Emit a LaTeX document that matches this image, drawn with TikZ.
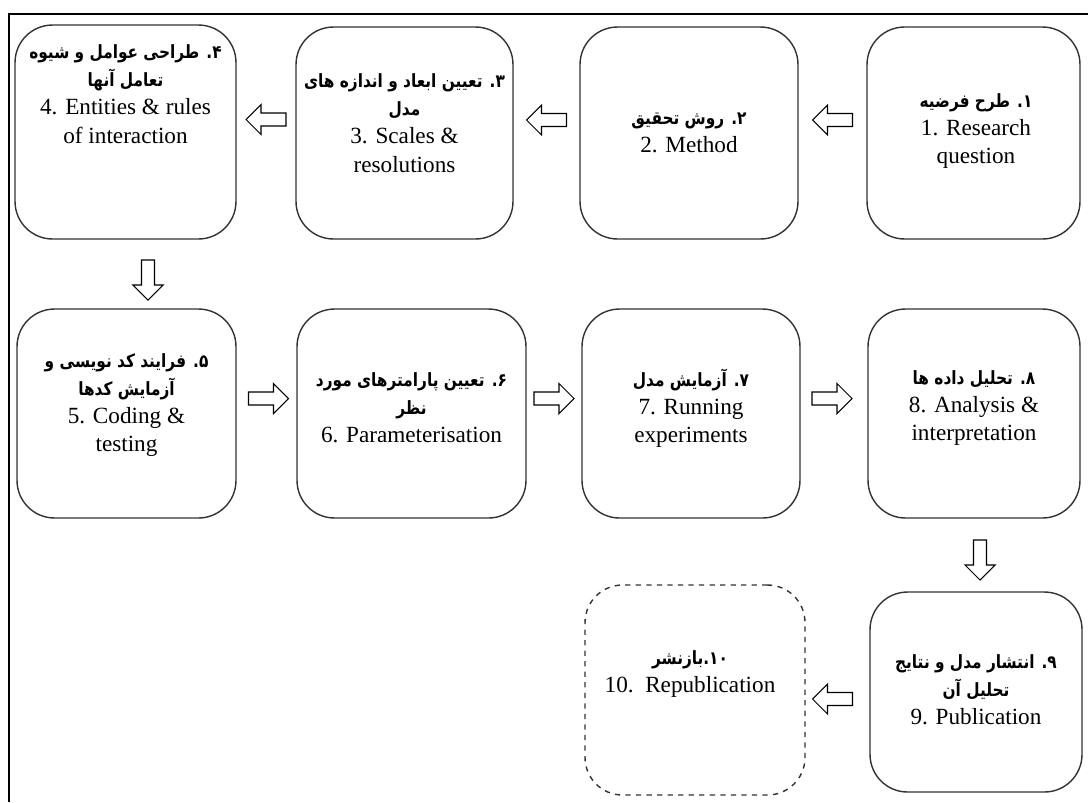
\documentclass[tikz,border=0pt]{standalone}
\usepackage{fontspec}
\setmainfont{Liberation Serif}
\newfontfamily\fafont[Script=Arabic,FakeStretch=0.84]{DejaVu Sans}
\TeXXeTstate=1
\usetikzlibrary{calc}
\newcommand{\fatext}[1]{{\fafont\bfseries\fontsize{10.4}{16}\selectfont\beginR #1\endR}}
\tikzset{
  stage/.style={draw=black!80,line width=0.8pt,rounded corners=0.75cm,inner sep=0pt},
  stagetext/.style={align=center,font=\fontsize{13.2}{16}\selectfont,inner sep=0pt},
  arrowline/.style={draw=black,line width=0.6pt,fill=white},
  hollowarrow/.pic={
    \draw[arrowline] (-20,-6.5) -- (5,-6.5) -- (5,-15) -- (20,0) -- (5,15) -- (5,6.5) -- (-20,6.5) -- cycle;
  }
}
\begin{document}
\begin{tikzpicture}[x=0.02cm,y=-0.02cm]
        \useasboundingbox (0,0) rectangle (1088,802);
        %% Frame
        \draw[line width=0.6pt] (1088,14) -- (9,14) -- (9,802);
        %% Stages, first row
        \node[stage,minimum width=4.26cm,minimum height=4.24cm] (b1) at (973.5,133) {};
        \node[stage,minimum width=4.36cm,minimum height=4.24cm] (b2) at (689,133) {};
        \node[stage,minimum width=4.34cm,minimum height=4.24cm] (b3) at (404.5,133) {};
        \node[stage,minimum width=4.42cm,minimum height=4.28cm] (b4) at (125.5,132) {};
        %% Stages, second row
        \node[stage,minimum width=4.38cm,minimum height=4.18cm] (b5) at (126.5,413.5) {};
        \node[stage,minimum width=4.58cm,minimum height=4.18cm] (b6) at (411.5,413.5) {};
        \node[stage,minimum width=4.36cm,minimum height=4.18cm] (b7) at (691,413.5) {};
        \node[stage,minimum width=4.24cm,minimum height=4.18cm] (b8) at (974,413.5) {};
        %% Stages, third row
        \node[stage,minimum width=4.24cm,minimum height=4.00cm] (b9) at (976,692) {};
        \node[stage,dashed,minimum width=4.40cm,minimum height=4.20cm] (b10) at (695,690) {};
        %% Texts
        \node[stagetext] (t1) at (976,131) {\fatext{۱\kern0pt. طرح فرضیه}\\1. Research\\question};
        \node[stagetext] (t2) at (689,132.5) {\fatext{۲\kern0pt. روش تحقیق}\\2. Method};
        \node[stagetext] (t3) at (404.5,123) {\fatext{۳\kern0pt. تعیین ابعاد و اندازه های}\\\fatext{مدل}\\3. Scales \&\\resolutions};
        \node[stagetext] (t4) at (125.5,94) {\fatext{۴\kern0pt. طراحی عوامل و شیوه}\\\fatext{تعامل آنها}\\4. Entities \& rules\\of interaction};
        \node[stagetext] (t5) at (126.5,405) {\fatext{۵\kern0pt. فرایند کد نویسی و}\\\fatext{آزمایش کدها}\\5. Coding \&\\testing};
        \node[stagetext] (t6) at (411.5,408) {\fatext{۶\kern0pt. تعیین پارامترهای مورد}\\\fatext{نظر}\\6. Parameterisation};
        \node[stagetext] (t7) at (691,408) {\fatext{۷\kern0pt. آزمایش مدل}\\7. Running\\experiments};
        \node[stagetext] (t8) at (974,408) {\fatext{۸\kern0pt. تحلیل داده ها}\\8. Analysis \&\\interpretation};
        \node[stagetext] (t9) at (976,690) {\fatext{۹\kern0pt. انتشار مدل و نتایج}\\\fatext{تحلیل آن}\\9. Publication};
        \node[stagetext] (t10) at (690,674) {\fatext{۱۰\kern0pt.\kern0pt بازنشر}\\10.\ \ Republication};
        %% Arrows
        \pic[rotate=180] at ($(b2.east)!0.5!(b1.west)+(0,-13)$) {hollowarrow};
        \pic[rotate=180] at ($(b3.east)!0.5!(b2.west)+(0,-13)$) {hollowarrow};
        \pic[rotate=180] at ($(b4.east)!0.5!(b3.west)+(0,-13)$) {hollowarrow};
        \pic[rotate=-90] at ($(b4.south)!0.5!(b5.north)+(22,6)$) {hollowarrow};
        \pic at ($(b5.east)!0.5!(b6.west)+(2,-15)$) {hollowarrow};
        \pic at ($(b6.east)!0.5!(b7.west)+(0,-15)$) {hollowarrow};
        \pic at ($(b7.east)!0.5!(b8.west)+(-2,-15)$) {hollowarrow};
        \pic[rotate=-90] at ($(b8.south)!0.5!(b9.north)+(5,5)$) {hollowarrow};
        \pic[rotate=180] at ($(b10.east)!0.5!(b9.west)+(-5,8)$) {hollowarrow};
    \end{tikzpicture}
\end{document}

TASK BRIEF
Reproduce the listing exactly. Leave its pictures out.

WRITTEN ANSWER
Emit a LaTeX document that matches this image, drawn with TikZ.
\documentclass[tikz,border=0pt]{standalone}
\usepackage{fontspec}
\setmainfont{Liberation Serif}
\newfontfamily\fafont[Script=Arabic,FakeStretch=0.84]{DejaVu Sans}
\TeXXeTstate=1
\usetikzlibrary{calc}
\newcommand{\fatext}[1]{{\fafont\bfseries\fontsize{10.4}{16}\selectfont\beginR #1\endR}}
\tikzset{
  stage/.style={draw=black!80,line width=0.8pt,rounded corners=0.75cm,inner sep=0pt},
  stagetext/.style={align=center,font=\fontsize{13.2}{16}\selectfont,inner sep=0pt},
  arrowline/.style={draw=black,line width=0.6pt,fill=white},
  hollowarrow/.pic={
    \draw[arrowline] (-20,-6.5) -- (5,-6.5) -- (5,-15) -- (20,0) -- (5,15) -- (5,6.5) -- (-20,6.5) -- cycle;
  }
}
\begin{document}
\begin{tikzpicture}[x=0.02cm,y=-0.02cm]
        \useasboundingbox (0,0) rectangle (1088,802);
        %% Frame
        \draw[line width=0.6pt] (1088,14) -- (9,14) -- (9,802);
        %% Stages, first row
        \node[stage,minimum width=4.26cm,minimum height=4.24cm] (b1) at (973.5,133) {};
        \node[stage,minimum width=4.36cm,minimum height=4.24cm] (b2) at (689,133) {};
        \node[stage,minimum width=4.34cm,minimum height=4.24cm] (b3) at (404.5,133) {};
        \node[stage,minimum width=4.42cm,minimum height=4.28cm] (b4) at (125.5,132) {};
        %% Stages, second row
        \node[stage,minimum width=4.38cm,minimum height=4.18cm] (b5) at (126.5,413.5) {};
        \node[stage,minimum width=4.58cm,minimum height=4.18cm] (b6) at (411.5,413.5) {};
        \node[stage,minimum width=4.36cm,minimum height=4.18cm] (b7) at (691,413.5) {};
        \node[stage,minimum width=4.24cm,minimum height=4.18cm] (b8) at (974,413.5) {};
        %% Stages, third row
        \node[stage,minimum width=4.24cm,minimum height=4.00cm] (b9) at (976,692) {};
        \node[stage,dashed,minimum width=4.40cm,minimum height=4.20cm] (b10) at (695,690) {};
        %% Texts
        \node[stagetext] (t1) at (976,131) {\fatext{۱\kern0pt. طرح فرضیه}\\1. Research\\question};
        \node[stagetext] (t2) at (689,132.5) {\fatext{۲\kern0pt. روش تحقیق}\\2. Method};
        \node[stagetext] (t3) at (404.5,123) {\fatext{۳\kern0pt. تعیین ابعاد و اندازه های}\\\fatext{مدل}\\3. Scales \&\\resolutions};
        \node[stagetext] (t4) at (125.5,94) {\fatext{۴\kern0pt. طراحی عوامل و شیوه}\\\fatext{تعامل آنها}\\4. Entities \& rules\\of interaction};
        \node[stagetext] (t5) at (126.5,405) {\fatext{۵\kern0pt. فرایند کد نویسی و}\\\fatext{آزمایش کدها}\\5. Coding \&\\testing};
        \node[stagetext] (t6) at (411.5,408) {\fatext{۶\kern0pt. تعیین پارامترهای مورد}\\\fatext{نظر}\\6. Parameterisation};
        \node[stagetext] (t7) at (691,408) {\fatext{۷\kern0pt. آزمایش مدل}\\7. Running\\experiments};
        \node[stagetext] (t8) at (974,408) {\fatext{۸\kern0pt. تحلیل داده ها}\\8. Analysis \&\\interpretation};
        \node[stagetext] (t9) at (976,690) {\fatext{۹\kern0pt. انتشار مدل و نتایج}\\\fatext{تحلیل آن}\\9. Publication};
        \node[stagetext] (t10) at (690,674) {\fatext{۱۰\kern0pt.\kern0pt بازنشر}\\10.\ \ Republication};
        %% Arrows
        \pic[rotate=180] at ($(b2.east)!0.5!(b1.west)+(0,-13)$) {hollowarrow};
        \pic[rotate=180] at ($(b3.east)!0.5!(b2.west)+(0,-13)$) {hollowarrow};
        \pic[rotate=180] at ($(b4.east)!0.5!(b3.west)+(0,-13)$) {hollowarrow};
        \pic[rotate=-90] at ($(b4.south)!0.5!(b5.north)+(22,6)$) {hollowarrow};
        \pic at ($(b5.east)!0.5!(b6.west)+(2,-15)$) {hollowarrow};
        \pic at ($(b6.east)!0.5!(b7.west)+(0,-15)$) {hollowarrow};
        \pic at ($(b7.east)!0.5!(b8.west)+(-2,-15)$) {hollowarrow};
        \pic[rotate=-90] at ($(b8.south)!0.5!(b9.north)+(5,5)$) {hollowarrow};
        \pic[rotate=180] at ($(b10.east)!0.5!(b9.west)+(-5,8)$) {hollowarrow};
    \end{tikzpicture}
\end{document}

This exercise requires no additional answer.